Volume Modulus Inflation and the Gravitino Mass Problem
Joseph P. Conlon, Renata Kallosh, Andrei Linde, Fernando Quevedo

TL;DR
This paper discusses the constraints on the Hubble constant during inflation in large volume compactification models, proposing a new class where inflation can occur at much higher energy scales than the gravitino mass.
Contribution
It introduces a novel class of models allowing inflation at scales far above the gravitino mass, addressing the traditional H <~ m_{3/2} constraint.
Findings
In large volume models, H <~ m_{3/2}^{3/2} constraint is typical.
Proposes models where inflation occurs far from the present vacuum.

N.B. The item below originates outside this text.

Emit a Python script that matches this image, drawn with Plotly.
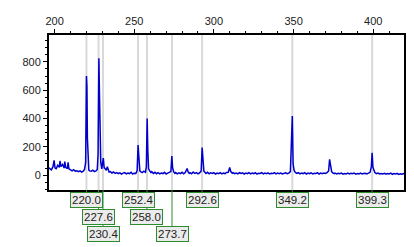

A toy model illustrating the scenario is discussed.
Abstract
The Hubble constant during the last stages of inflation in a broad class of models based on the KKLT mechanism should be smaller than the gravitino mass, H <~ m_{3/2}. We point out that in the models with large volume of compactification the corresponding constraint typically is even stronger, H <~ m_{3/2}^{3/2}, in Planck units. In order to address this problem, we propose a class of models with large volume of compactification where inflation may occur exponentially far away from the present vacuum state. In these models, the Hubble constant during inflation can be many orders of magnitude greater than the gravitino mass. We introduce a toy model describing this scenario, and discuss its strengths and weaknesses.